··· Supplied information ···
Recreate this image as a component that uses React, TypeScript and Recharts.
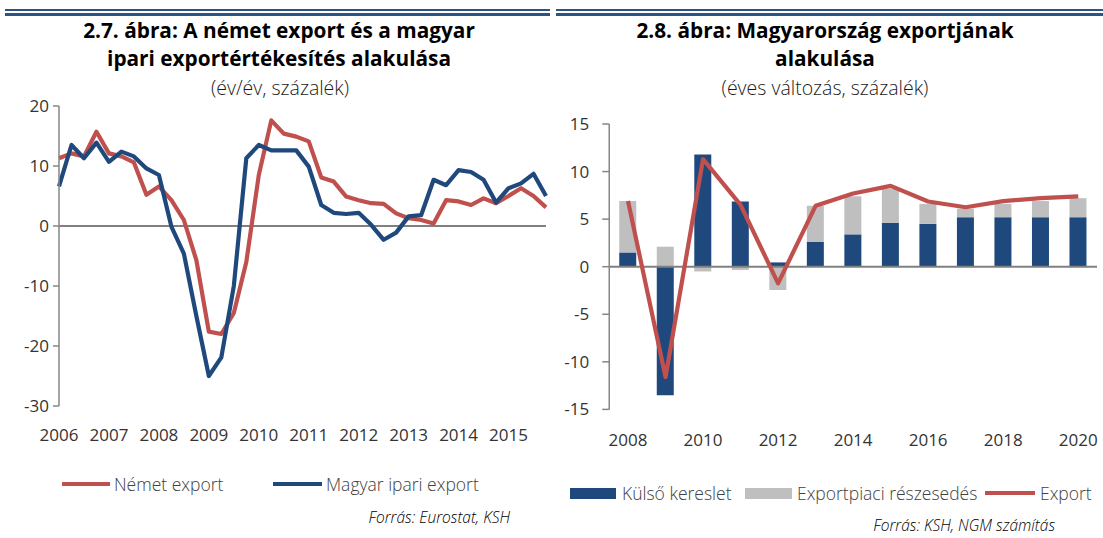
import React from 'react';
import { LineChart, Line, XAxis, YAxis, ReferenceLine, ComposedChart, Bar } from 'recharts';

const FONT = '"Open Sans", "Noto Sans", sans-serif';
const RED = '#C0504D';
const BLUE = '#1F497D';
const GRAY = '#BFBFBF';
const AXIS = '#868686';

// Left chart: quarterly data 2006Q1 - 2015Q4
const yearLabelsLeft = ['2006', '2007', '2008', '2009', '2010', '2011', '2012', '2013', '2014', '2015'];
const nemetExport = [11.3, 12.1, 11.6, 15.7, 12.1, 11.6, 10.6, 5.2, 6.6, 4.3, 1.0, -5.7, -17.6, -18.0, -14.5, -6.0, 8.5, 17.6, 15.4, 14.9, 14.1, 8.1, 7.4, 4.9, 4.3, 3.8, 3.7, 2.1, 1.3, 1.0, 0.4, 4.3, 4.1, 3.5, 4.6, 3.8, 5.0, 6.3, 5.0, 3.1];
const magyarIpariExport = [6.6, 13.5, 11.3, 13.9, 10.7, 12.4, 11.6, 9.6, 8.5, -0.1, -4.6, -15.0, -25.0, -21.9, -10.0, 11.3, 13.5, 12.6, 12.6, 12.6, 9.9, 3.5, 2.2, 2.0, 2.2, 0.2, -2.3, -1.1, 1.6, 1.8, 7.7, 6.8, 9.3, 9.0, 7.7, 3.9, 6.3, 7.1, 8.7, 5.0];
const leftYTicks = [-30, -20, -10, 0, 10, 20];

// Right chart: annual data 2008 - 2020
const years = ['2008', '2009', '2010', '2011', '2012', '2013', '2014', '2015', '2016', '2017', '2018', '2019', '2020'];
const kulsoKereslet = [1.5, -13.5, 11.8, 6.85, 0.45, 2.6, 3.4, 4.6, 4.5, 5.2, 5.2, 5.2, 5.2];
const exportpiaciReszesedes = [5.4, 2.1, -0.5, -0.35, -2.45, 3.8, 4.0, 3.6, 2.1, 0.9, 1.4, 1.7, 2.0];
const exportTotal = [6.9, -11.6, 11.3, 6.5, -1.75, 6.4, 7.7, 8.5, 6.85, 6.25, 6.9, 7.2, 7.4];
const rightYTicks = [-15, -10, -5, 0, 5, 10, 15];

const leftData = nemetExport.map((v, i) => ({ i, nemet: v, magyar: magyarIpariExport[i] }));
const leftXTicks = yearLabelsLeft.map((_, k) => k * 4);
const rightData = years.map((y, i) => ({
  year: y,
  kulso: kulsoKereslet[i],
  reszesedes: exportpiaciReszesedes[i],
  export: exportTotal[i],
}));

const Txt = ({ cx, cy, w, text, style }: any) => (
  <div
    style={{
      position: 'absolute',
      left: cx - w / 2,
      top: cy - 15,
      width: w,
      height: 30,
      lineHeight: '30px',
      textAlign: 'center',
      whiteSpace: 'nowrap',
      ...style,
    }}
  >
    {text}
  </div>
);

const LegText = ({ left, cy, text, style }: any) => (
  <div
    style={{
      position: 'absolute',
      left,
      top: cy - 12,
      height: 24,
      lineHeight: '24px',
      whiteSpace: 'nowrap',
      fontSize: 17.5,
      fontWeight: 300,
      color: '#404040',
      ...style,
    }}
  >
    {text}
  </div>
);

const Swatch = ({ left, top, width, height, color }: any) => (
  <div style={{ position: 'absolute', left, top, width, height, background: color }} />
);

export default function App() {
  const titleStyle = { fontWeight: 700, fontSize: 20.8, color: '#000' };
  const subStyle = { fontWeight: 300, fontSize: 19.5, color: '#1a1a1a' };
  const tickStyle = { fill: '#333', fontSize: 17, fontFamily: FONT };
  const srcStyle: any = {
    position: 'absolute',
    height: 24,
    lineHeight: '24px',
    textAlign: 'right',
    fontStyle: 'italic',
    fontWeight: 300,
    fontSize: 15.5,
    color: '#000',
    whiteSpace: 'nowrap',
  };
  return (
    <div
      style={{
        position: 'absolute',
        left: 0,
        top: 0,
        width: 1103,
        height: 538,
        background: '#fff',
        fontFamily: FONT,
        overflow: 'hidden',
      }}
    >
      {/* header rules */}
      <Swatch left={5} top={9} width={545} height={1.5} color="#2E5283" />
      <Swatch left={5} top={12.5} width={545} height={3} color="#2E5283" />
      <Swatch left={556} top={9} width={547} height={1.5} color="#2E5283" />
      <Swatch left={556} top={12.5} width={547} height={3} color="#2E5283" />

      {/* titles */}
      <Txt cx={279} cy={30} w={540} text="2.7. ábra: A német export és a magyar" style={titleStyle} />
      <Txt cx={279} cy={58} w={540} text="ipari exportértékesítés alakulása" style={titleStyle} />
      <Txt cx={280} cy={88} w={540} text="(év/év, százalék)" style={subStyle} />
      <Txt cx={825} cy={30} w={540} text="2.8. ábra: Magyarország exportjának" style={titleStyle} />
      <Txt cx={825} cy={58} w={540} text="alakulása" style={titleStyle} />
      <Txt cx={825} cy={88} w={540} text="(éves változás, százalék)" style={subStyle} />

      {/* left chart */}
      <div style={{ position: 'absolute', left: 0, top: 0 }}>
        <LineChart width={552} height={538} data={leftData} margin={{ top: 106, right: 6, bottom: 102, left: 9 }}>
          <XAxis
            dataKey="i"
            type="number"
            domain={[0, 39]}
            ticks={leftXTicks}
            interval={0}
            tickFormatter={(v: number) => yearLabelsLeft[Math.round(v / 4)]}
            axisLine={false}
            tickLine={false}
            tickSize={0}
            tickMargin={22.5}
            height={30}
            tick={tickStyle}
          />
          <YAxis
            domain={[-30, 20]}
            ticks={leftYTicks}
            interval={0}
            width={50}
            axisLine={{ stroke: AXIS, strokeWidth: 1.5 }}
            tickLine={{ stroke: AXIS, strokeWidth: 1.5 }}
            tickSize={6}
            tickMargin={4}
            tick={tickStyle}
          />
          <ReferenceLine y={0} stroke="#808080" strokeWidth={2} />
          <Line
            dataKey="nemet"
            stroke={RED}
            strokeWidth={4.2}
            dot={false}
            isAnimationActive={false}
            strokeLinejoin="round"
            type="linear"
          />
          <Line
            dataKey="magyar"
            stroke={BLUE}
            strokeWidth={4.2}
            dot={false}
            isAnimationActive={false}
            strokeLinejoin="round"
            type="linear"
          />
        </LineChart>
      </div>

      {/* right chart */}
      <div style={{ position: 'absolute', left: 552, top: 0 }}>
        <ComposedChart
          width={551}
          height={538}
          data={rightData}
          stackOffset="sign"
          barCategoryGap={0}
          margin={{ top: 124, right: 6, bottom: 98.6, left: 7.25 }}
        >
          <XAxis
            dataKey="year"
            type="category"
            interval={1}
            axisLine={false}
            tickLine={false}
            tickSize={0}
            tickMargin={24.6}
            height={30}
            tick={tickStyle}
          />
          <YAxis
            domain={[-15, 15]}
            ticks={rightYTicks}
            interval={0}
            width={50}
            axisLine={{ stroke: AXIS, strokeWidth: 1.5 }}
            tickLine={{ stroke: AXIS, strokeWidth: 1.5 }}
            tickSize={7}
            tickMargin={13}
            tick={tickStyle}
          />
          <Bar dataKey="kulso" stackId="a" fill={BLUE} barSize={17} isAnimationActive={false} />
          <Bar dataKey="reszesedes" stackId="a" fill={GRAY} barSize={17} isAnimationActive={false} />
          <ReferenceLine y={0} stroke="#808080" strokeWidth={2} />
          <Line
            dataKey="export"
            stroke={RED}
            strokeWidth={4.2}
            dot={false}
            isAnimationActive={false}
            strokeLinejoin="round"
            type="linear"
          />
        </ComposedChart>
      </div>

      {/* left legend */}
      <Swatch left={62} top={482} width={48} height={4} color={RED} />
      <LegText left={114} cy={484} text="Német export" />
      <Swatch left={273} top={482} width={49} height={4} color={BLUE} />
      <LegText left={326} cy={484} text="Magyar ipari export" />
      <div style={{ ...srcStyle, left: 260, width: 250, top: 505 }}>Forrás: Eurostat, KSH</div>

      {/* right legend */}
      <Swatch left={570} top={488} width={46} height={11} color={BLUE} />
      <LegText left={622} cy={493} text="Külső kereslet" />
      <Swatch left={745} top={488} width={47} height={11} color={GRAY} />
      <LegText left={797} cy={493} text="Exportpiaci részesedés" />
      <Swatch left={985} top={491} width={50} height={4} color={RED} />
      <LegText left={1040} cy={493} text="Export" />
      <div style={{ ...srcStyle, left: 755, width: 300, top: 513 }}>Forrás: KSH, NGM számítás</div>
    </div>
  );
}
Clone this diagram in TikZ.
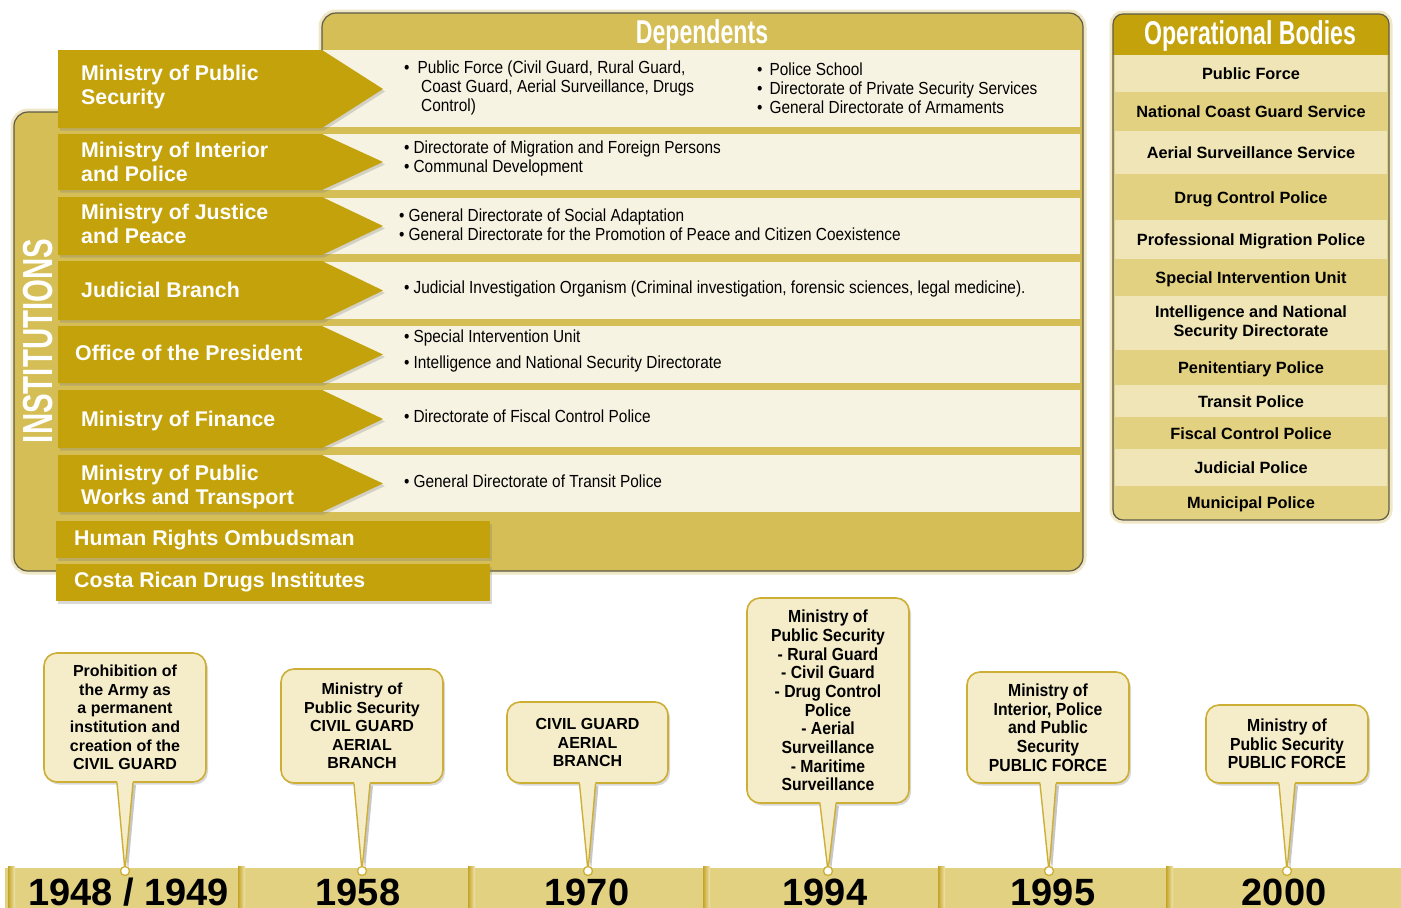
···
◆ Problem ◆
Every line from the top of the material above through the line with "const AXIS = '#868686';" should be duplicated exactly, please; leave out the pictures.

◆ Problem solution ◆
Recreate this image as a component that uses React, TypeScript and Recharts.
import React from 'react';
import { LineChart, Line, XAxis, YAxis, ReferenceLine, ComposedChart, Bar } from 'recharts';

const FONT = '"Open Sans", "Noto Sans", sans-serif';
const RED = '#C0504D';
const BLUE = '#1F497D';
const GRAY = '#BFBFBF';
const AXIS = '#868686';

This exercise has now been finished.